■ Stated problem: Output nothing but the number of lines that include the word "page".

■ Available records:
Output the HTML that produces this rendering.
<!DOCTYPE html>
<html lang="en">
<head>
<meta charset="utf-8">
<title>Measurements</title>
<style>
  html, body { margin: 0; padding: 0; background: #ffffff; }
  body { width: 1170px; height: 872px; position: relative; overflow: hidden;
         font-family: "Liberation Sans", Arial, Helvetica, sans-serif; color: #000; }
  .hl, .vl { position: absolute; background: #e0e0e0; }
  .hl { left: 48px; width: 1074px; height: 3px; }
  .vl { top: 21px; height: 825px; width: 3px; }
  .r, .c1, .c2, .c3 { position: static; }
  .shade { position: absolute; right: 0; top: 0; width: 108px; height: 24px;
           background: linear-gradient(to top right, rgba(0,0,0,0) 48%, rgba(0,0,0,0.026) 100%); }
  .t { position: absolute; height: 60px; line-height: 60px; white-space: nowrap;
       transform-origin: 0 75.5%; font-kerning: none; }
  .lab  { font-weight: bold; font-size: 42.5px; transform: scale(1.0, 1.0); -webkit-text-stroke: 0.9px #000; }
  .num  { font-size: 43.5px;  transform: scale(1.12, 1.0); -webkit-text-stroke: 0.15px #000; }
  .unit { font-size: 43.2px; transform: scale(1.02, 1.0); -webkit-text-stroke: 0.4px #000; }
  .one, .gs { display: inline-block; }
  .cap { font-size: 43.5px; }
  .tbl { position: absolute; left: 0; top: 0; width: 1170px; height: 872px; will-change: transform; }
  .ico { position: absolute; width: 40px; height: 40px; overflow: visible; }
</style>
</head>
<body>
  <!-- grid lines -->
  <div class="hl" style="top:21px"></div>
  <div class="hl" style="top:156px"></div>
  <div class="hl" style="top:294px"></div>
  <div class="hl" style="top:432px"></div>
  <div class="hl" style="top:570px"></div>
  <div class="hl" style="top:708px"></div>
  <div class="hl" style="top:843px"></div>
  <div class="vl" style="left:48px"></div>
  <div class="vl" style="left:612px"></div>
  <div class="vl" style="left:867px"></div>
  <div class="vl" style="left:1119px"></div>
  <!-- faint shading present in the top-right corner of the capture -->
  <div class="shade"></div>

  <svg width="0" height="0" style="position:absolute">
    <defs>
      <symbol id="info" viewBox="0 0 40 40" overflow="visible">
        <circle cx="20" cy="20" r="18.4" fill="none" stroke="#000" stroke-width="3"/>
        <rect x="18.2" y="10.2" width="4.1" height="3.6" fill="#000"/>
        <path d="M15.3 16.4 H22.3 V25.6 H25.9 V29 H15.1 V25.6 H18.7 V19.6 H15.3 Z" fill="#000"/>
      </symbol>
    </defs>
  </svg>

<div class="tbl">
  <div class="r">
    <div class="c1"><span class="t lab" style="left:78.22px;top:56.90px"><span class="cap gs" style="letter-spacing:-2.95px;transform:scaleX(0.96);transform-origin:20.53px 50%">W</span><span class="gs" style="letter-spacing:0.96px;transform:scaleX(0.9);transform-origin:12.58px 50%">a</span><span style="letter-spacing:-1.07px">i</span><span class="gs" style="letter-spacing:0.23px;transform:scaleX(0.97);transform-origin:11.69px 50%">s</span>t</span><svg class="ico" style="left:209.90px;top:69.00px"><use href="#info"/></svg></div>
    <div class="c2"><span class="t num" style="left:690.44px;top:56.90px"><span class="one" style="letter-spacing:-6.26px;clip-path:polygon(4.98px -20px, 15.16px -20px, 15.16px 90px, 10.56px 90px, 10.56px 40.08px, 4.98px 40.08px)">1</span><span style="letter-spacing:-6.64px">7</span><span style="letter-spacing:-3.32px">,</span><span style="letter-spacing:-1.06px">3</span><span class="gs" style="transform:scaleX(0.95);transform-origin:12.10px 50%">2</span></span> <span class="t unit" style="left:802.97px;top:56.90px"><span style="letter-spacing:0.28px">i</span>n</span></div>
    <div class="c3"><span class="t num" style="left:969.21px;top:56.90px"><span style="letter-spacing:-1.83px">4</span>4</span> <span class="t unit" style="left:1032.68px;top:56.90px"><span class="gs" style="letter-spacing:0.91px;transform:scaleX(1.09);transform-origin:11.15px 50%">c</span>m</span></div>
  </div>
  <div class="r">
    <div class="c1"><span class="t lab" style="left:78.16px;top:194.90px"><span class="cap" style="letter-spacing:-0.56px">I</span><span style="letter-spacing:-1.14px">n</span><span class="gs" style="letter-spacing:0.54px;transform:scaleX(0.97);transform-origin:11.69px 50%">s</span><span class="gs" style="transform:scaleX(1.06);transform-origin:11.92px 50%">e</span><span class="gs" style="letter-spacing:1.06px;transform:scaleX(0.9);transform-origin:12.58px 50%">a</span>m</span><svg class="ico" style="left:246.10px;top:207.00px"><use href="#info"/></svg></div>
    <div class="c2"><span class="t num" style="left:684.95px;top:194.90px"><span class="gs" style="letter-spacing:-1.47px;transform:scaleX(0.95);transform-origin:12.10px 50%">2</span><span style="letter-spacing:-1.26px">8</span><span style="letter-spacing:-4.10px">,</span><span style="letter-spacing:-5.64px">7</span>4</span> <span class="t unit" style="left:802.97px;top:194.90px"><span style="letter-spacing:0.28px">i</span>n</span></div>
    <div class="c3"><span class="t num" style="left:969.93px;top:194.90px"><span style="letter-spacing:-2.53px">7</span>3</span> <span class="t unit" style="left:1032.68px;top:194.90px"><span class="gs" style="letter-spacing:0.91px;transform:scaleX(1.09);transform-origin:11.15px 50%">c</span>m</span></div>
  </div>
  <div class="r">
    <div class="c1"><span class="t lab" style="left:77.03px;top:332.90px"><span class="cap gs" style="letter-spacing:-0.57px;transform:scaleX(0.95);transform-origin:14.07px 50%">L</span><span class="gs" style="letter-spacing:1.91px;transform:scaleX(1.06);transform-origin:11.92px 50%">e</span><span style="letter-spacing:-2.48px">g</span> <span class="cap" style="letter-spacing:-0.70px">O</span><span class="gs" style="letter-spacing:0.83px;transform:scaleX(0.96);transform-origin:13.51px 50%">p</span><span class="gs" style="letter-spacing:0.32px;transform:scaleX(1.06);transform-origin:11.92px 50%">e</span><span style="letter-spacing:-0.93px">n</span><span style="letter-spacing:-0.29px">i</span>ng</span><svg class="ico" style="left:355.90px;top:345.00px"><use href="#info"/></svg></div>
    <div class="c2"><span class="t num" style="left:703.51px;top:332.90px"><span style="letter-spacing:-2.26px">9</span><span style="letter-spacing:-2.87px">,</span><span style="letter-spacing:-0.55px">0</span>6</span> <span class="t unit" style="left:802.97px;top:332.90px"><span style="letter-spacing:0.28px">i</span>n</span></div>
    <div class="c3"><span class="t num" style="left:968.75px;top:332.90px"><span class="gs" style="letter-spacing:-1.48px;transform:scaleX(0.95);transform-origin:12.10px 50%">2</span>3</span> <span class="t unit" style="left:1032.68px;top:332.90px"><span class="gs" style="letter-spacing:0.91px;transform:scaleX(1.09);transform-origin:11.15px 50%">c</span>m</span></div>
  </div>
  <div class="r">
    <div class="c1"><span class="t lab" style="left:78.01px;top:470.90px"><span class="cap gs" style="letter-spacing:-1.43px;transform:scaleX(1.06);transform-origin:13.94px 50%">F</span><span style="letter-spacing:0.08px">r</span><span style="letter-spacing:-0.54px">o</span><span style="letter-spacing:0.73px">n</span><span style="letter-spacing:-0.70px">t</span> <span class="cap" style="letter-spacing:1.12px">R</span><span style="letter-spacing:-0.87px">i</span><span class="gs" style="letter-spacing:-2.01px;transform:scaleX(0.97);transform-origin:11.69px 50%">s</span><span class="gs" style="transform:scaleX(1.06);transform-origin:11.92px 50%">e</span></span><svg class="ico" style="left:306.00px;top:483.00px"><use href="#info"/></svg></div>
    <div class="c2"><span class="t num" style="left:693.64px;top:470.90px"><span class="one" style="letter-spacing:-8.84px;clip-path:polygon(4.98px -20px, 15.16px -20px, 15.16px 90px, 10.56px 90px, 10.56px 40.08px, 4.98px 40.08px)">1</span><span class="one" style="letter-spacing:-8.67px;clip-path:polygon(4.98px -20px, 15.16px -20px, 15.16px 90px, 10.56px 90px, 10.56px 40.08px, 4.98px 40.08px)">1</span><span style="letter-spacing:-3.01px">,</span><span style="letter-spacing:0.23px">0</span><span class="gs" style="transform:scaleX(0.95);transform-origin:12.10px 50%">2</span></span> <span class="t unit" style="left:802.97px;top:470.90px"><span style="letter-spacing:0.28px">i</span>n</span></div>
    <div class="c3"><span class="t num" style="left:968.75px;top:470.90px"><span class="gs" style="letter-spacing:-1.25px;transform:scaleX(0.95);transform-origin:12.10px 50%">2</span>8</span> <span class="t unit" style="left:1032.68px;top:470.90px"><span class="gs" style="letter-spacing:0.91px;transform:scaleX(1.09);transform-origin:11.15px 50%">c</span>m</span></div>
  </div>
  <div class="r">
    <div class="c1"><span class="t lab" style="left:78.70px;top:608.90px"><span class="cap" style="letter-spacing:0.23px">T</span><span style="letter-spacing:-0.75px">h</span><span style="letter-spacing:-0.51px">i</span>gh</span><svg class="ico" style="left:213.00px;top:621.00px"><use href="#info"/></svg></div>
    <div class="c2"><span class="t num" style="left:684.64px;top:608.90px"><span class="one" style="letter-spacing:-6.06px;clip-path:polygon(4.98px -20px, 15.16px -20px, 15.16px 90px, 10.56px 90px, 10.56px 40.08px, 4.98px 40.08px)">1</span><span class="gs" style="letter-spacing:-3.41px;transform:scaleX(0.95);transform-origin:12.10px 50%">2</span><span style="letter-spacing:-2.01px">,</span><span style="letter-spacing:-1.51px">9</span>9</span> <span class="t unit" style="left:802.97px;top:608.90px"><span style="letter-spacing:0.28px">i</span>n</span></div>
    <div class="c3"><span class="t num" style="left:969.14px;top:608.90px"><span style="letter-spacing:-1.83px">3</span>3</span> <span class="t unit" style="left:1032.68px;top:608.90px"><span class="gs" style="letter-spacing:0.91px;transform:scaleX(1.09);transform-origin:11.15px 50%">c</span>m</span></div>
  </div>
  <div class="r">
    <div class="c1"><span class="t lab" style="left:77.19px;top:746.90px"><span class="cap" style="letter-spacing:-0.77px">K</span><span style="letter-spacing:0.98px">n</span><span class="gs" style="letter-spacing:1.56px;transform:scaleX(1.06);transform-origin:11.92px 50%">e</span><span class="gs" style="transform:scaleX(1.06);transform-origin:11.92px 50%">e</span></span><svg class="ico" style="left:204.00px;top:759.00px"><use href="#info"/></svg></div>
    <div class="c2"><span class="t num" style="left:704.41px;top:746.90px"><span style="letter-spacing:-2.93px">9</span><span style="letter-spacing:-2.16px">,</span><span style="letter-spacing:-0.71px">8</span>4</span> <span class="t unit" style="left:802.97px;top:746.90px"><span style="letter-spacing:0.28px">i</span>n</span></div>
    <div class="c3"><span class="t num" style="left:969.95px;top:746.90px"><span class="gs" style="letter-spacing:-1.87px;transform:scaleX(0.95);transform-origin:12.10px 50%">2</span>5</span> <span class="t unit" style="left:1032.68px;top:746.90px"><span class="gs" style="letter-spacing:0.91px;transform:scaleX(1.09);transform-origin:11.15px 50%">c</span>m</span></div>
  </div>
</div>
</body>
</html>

...

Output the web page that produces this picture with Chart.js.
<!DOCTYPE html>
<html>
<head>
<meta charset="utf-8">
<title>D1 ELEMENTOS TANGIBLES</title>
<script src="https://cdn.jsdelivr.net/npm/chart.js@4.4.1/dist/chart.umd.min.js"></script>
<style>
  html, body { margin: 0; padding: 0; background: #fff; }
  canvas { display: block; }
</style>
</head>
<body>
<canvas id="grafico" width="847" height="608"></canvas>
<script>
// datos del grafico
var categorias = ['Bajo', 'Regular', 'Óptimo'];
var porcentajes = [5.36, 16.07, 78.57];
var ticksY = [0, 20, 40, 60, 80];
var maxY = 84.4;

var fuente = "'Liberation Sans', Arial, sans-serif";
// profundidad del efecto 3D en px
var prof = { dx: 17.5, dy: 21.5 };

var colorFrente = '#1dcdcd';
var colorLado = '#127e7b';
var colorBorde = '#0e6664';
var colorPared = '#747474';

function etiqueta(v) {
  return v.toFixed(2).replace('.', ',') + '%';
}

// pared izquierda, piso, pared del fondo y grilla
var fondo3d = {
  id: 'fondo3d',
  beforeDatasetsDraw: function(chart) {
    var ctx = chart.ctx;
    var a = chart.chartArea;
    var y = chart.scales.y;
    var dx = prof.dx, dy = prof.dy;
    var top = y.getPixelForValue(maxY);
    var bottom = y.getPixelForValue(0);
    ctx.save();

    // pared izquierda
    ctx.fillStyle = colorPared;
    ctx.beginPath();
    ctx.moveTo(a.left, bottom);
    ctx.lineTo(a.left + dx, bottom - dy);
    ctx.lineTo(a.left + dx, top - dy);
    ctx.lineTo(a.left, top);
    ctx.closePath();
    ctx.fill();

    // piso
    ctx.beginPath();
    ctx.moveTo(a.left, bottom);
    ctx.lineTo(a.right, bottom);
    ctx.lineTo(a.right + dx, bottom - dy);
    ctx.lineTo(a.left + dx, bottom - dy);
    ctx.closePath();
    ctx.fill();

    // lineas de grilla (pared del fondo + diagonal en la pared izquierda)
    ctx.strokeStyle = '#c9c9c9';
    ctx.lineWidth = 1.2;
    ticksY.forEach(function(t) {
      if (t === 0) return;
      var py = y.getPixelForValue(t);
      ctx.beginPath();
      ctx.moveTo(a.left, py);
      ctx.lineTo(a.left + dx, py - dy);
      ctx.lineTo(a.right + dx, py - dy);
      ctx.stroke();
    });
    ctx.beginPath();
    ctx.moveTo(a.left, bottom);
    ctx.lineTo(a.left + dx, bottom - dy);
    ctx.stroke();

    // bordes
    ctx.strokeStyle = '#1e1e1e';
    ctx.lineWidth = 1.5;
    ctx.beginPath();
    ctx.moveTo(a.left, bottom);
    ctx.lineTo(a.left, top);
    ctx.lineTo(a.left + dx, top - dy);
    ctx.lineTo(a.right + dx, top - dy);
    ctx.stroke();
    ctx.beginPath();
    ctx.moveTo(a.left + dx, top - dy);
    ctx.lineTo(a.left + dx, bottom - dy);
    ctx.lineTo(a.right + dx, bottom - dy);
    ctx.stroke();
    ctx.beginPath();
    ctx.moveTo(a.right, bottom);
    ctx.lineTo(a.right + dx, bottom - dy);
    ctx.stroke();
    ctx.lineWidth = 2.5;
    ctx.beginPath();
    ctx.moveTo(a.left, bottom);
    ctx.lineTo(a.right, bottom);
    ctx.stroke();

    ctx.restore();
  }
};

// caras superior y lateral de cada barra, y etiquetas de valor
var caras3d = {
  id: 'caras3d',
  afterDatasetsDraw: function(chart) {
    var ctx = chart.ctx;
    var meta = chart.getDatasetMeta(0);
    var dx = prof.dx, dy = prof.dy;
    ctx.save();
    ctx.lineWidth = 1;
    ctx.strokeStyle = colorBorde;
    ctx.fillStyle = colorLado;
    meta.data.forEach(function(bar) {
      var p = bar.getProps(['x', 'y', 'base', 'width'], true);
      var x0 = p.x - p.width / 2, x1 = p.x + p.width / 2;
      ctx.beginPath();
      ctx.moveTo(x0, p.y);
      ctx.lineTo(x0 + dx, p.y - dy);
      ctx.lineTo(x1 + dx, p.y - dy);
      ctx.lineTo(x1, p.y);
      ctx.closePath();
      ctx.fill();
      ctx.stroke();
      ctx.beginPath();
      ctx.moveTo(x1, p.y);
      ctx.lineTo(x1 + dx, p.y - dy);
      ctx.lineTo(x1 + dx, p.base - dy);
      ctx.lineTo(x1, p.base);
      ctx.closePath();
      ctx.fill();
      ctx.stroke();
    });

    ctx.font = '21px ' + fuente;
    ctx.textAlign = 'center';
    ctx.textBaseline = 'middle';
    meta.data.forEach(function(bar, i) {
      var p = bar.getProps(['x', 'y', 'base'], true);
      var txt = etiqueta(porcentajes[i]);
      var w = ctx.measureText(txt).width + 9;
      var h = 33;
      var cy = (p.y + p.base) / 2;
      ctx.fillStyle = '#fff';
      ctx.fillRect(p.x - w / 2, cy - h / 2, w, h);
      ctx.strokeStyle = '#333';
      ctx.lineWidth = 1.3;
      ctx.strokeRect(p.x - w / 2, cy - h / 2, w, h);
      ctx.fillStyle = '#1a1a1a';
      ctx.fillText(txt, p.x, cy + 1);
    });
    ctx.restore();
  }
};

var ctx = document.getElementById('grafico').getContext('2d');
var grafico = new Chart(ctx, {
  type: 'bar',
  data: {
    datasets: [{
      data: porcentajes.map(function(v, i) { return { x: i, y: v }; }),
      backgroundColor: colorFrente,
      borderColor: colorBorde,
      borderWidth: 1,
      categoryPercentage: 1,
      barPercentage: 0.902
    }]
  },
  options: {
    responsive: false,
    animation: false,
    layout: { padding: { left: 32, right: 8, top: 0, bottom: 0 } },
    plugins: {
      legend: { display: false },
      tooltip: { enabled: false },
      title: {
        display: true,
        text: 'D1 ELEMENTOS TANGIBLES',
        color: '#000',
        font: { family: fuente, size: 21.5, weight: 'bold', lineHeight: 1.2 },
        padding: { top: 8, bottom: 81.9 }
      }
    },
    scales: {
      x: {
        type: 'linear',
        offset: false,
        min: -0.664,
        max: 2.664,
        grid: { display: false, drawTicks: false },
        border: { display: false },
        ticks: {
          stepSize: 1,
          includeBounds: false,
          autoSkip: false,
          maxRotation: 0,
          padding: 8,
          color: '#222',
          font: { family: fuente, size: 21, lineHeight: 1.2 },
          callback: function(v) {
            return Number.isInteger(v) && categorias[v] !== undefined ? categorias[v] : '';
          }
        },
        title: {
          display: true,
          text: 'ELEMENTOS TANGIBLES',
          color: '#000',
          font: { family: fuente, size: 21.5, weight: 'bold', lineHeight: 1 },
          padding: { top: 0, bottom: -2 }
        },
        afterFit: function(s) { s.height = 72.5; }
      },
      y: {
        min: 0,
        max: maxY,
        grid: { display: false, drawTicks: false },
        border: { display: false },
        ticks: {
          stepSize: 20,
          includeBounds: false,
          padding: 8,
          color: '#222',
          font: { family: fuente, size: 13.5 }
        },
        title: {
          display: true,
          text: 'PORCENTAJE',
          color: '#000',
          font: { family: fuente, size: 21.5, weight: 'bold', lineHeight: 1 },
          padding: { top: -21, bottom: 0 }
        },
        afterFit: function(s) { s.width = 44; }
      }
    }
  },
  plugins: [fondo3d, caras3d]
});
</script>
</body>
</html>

* * *

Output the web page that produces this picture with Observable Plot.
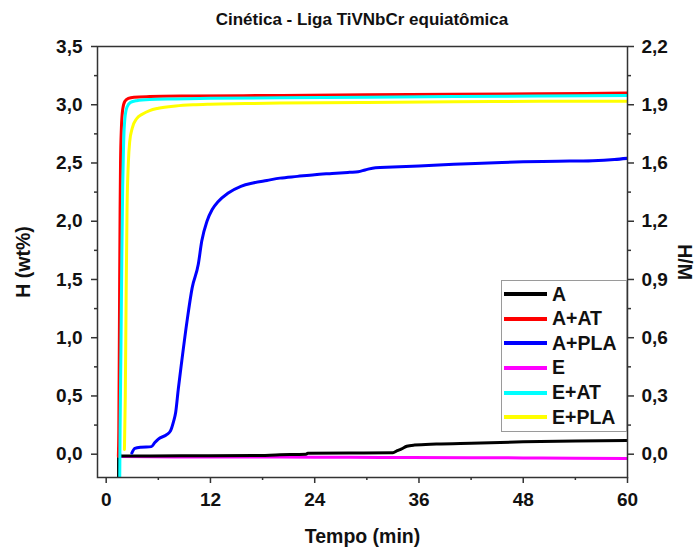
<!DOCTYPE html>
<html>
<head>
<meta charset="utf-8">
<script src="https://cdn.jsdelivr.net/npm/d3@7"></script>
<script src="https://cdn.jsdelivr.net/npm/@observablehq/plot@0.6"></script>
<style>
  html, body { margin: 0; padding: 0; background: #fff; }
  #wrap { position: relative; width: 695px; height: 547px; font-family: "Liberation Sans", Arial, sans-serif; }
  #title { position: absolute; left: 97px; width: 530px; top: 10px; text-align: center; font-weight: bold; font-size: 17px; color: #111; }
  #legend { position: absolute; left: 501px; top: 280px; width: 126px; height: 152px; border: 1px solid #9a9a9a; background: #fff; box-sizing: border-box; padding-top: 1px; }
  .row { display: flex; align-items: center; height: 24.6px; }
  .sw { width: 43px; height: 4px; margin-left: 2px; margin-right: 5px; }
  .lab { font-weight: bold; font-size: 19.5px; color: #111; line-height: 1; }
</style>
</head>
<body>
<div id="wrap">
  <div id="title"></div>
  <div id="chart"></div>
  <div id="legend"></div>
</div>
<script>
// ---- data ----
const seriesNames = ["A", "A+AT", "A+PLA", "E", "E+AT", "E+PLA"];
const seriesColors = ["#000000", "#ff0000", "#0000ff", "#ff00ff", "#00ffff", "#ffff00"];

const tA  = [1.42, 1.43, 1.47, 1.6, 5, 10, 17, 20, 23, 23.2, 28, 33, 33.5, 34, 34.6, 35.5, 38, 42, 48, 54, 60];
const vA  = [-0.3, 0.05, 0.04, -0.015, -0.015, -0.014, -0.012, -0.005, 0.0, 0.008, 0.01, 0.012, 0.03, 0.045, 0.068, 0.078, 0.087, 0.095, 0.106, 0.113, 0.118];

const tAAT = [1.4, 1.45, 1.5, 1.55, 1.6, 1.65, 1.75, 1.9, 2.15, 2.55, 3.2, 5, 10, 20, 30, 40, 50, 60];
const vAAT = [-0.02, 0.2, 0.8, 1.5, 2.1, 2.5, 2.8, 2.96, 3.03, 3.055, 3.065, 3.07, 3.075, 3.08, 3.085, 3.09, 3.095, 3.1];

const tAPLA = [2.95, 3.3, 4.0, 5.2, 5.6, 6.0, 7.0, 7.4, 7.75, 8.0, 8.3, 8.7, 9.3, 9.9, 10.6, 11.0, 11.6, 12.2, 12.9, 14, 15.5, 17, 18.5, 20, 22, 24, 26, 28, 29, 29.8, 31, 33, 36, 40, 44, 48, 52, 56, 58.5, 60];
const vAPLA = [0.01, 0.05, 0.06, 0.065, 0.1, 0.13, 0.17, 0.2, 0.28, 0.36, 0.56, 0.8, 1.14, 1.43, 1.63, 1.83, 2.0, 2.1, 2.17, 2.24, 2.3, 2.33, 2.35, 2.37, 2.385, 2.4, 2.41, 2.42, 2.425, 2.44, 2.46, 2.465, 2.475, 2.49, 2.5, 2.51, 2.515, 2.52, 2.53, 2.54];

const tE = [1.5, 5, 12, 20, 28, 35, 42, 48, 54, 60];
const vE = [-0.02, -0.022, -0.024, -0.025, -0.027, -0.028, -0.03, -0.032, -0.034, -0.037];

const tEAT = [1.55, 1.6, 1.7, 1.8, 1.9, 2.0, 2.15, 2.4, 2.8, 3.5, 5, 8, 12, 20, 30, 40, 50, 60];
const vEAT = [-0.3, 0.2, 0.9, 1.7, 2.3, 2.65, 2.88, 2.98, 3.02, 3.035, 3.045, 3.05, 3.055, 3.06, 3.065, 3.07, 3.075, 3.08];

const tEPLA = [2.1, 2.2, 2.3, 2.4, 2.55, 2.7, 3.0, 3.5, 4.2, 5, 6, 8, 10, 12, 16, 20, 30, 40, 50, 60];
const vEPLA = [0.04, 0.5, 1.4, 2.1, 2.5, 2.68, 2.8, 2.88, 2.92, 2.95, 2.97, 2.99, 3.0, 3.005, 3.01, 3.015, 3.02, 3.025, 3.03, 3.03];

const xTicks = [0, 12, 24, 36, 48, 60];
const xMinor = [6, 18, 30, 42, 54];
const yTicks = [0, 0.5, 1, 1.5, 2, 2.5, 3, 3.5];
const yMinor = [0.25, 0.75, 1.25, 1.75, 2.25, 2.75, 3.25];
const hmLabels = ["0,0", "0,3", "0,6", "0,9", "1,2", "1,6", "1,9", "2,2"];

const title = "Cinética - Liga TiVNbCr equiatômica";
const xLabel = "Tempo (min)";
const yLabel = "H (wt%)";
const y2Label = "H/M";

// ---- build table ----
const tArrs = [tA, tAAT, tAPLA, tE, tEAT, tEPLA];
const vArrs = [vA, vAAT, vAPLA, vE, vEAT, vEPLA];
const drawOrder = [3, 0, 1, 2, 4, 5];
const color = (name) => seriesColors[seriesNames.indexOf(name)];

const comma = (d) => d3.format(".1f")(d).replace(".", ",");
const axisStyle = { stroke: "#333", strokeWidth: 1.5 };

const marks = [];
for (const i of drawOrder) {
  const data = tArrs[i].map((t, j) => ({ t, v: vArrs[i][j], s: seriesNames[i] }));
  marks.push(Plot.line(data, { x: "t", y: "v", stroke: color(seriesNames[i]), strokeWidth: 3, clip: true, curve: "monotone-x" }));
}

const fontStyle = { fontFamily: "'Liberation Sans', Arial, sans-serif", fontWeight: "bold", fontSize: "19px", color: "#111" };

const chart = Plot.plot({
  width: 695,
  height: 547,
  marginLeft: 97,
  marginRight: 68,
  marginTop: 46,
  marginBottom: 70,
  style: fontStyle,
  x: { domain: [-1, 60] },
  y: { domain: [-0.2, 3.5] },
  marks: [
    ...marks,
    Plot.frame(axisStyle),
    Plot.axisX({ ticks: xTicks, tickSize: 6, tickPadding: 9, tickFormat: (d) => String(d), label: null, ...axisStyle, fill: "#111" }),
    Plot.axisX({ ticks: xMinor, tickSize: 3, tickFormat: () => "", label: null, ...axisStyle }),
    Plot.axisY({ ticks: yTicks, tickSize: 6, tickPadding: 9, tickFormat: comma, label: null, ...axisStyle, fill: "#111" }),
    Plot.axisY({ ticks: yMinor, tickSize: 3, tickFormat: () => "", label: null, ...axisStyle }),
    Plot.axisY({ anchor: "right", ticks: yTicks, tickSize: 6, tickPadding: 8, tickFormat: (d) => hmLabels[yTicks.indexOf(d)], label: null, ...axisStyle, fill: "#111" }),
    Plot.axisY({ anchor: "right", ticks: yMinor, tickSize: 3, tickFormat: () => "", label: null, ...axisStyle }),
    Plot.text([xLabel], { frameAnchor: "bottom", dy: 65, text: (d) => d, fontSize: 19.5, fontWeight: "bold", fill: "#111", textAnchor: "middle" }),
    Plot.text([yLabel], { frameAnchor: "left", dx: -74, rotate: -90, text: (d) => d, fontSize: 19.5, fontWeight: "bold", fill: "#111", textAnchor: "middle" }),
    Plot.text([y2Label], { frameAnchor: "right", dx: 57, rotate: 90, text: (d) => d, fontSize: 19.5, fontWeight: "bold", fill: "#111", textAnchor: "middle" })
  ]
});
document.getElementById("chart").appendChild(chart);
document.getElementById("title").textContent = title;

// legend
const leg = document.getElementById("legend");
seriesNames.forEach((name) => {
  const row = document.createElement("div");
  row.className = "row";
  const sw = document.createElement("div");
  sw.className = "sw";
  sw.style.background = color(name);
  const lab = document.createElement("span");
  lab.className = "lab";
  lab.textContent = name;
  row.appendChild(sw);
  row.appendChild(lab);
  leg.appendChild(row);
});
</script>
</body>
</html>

■ Expected output: 2